SAN GIUSEPPE È UN PAPÁ CHE SOGNA

19/03/2025


Nel 2021 Papa Francesco ha proposto una catechesi su san Giuseppe, che si festeggia il 19 marzo. Si trattava di una sfida coraggiosa, perché san Giuseppe, anche per molti credenti, è una figura da immaginetta: un brav’uomo piuttosto remissivo, e in fondo rinunciatario, privato dei suoi sogni dalla volontà di Dio. Nel mettere in risalto le doti di quest’uomo intimamente libero, il Papa gli riconosce la dote del silenzio. Dobbiamo imparare da Giuseppe a coltivare il silenzio, quello spazio di interiorità nelle nostre giornate in cui diamo la possibilità allo Spirito di rigenerarci, di consolarci, di correggerci, quel silenzio che non è mutismo, ma che lascia spazio alla saggezza, alla riflessione.

La tenerezza che non è debolezza

Altra dote di Giuseppe, sottolineata dal Papa, è il vero coraggio. È un luogo comune sbagliato considerare il coraggio come virtù esclusiva dell’eroe. In tutti i tempi e in tutte le culture troviamo uomini e donne coraggiosi, che per essere coerenti con il proprio credo hanno superato ogni genere di difficoltà, sopportando ingiustizie, condanne e persino la morte. Il coraggio è sinonimo di fortezza, che insieme alla giustizia, alla prudenza e alla temperanza fa parte del gruppo delle virtù umane, dette «cardinali».

Molto ricca anche la riflessione su Giuseppe il falegname, cioè il lavoratore. I padri e le madri, oggi più che mai, sono messi alla prova nel trasmettere ai figli il valore e il senso del lavorare: la dignità di questo impegno, la difesa di questo diritto, la giusta considerazione dei cambiamenti rapidissimi che sono in atto in questo settore così importante della vita. I genitori che trasmettano ai figli la convinzione che il lavoro sia un inferno, una condanna, e non, per chi ce l’ha, un’opportunità è come se trasmettessero l’idea che la vita stessa da adulti sia un inferno.

Ancora, il Papa attribuisce a san Giuseppe un ruolo decisivo nel nutrire in Gesù il senso della tenerezza del Padre celeste. Il Papa dice che la tenerezza vera non è debolezza, magari riservata solo alle «femmine», ma «un modo speciale di fare giustizia».

Infatti, il padre è colui che conosce l’arte di essere giusto senza mai perdere la tenerezza: perché, più della colpa del figlio, conta la capacità del genitore di mostrarsene superiore e di continuare a valorizzare il «colpevole» ben più della sua colpa.

Questa è tenerezza, ed è una tenerezza che educa, che rafforza, che fa crescere. I padri di cui abbiamo bisogno sono coloro che permettono ai figli di fare questa esperienza di cui parla il Papa.

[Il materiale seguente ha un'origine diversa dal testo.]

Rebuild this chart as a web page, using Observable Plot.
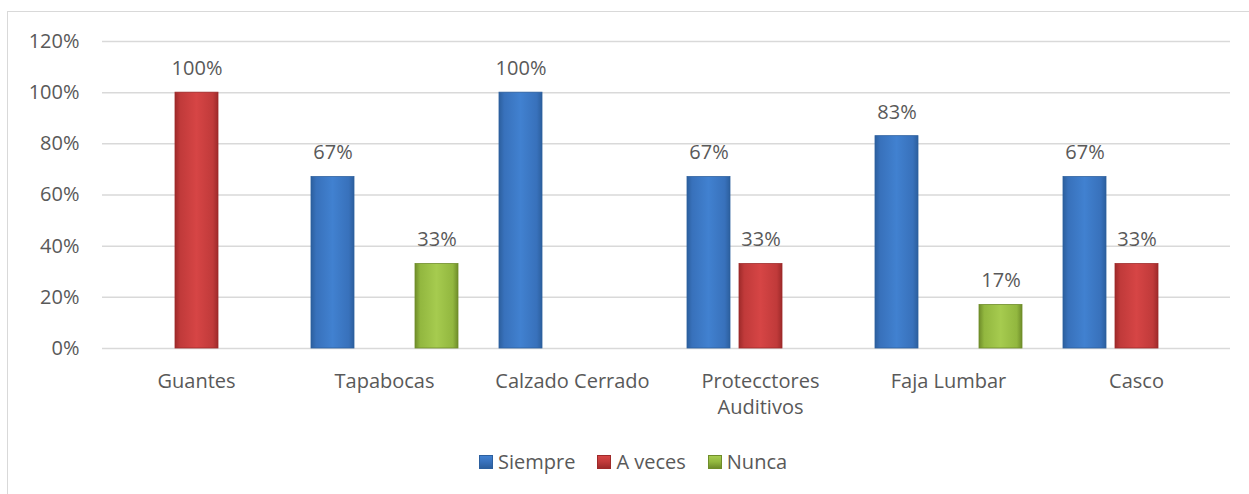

Sopra la testa non solo un tetto

E poi, il Papa ha descritto san Giuseppe come un «uomo che sogna». Gesù impara da Giuseppe che la vita è una responsabilità troppo grande per essere portata avanti da soli: c’è un segreto, in cielo o nella vita stessa, che un uomo davvero sapiente e istruito dai lunghi anni della sua esistenza ha imparato quantomeno a desiderare e, per quanto ne sa, a coltivare. Un figlio che ha un genitore che «sogna» ha un cielo sopra la testa, oltre che un tetto.

Infine, Giuseppe è un padre che ha un forte senso della comunità, e sviluppa e trasmette al figlio la percezione di far parte di una famiglia davvero molto grande. Per esempio, il falegname di Nazaret conosce e condivide con Gesù le tradizioni di Israele: le feste, le leggende, il senso delle cose considerate sacre (cercando di mostrarle al figlio nel loro valore e non solo come convenzioni sociali vuote di significato), la parentela, i legami di amicizia e il rispetto per tutti.

Genitori socievoli fanno figli socievoli, o quantomeno non timorosi della socialità, con tutte le sue ricchissime opportunità.

Giuseppe è stato un padre speciale e insegna tanto ancora oggi. Sono piccoli consigli che voglio dare ai padri di oggi, che anche io, come padre di tanti ragazzi difficili ho cercato di seguire, a pochi giorni dalla Festà del papà, San Giuseppe.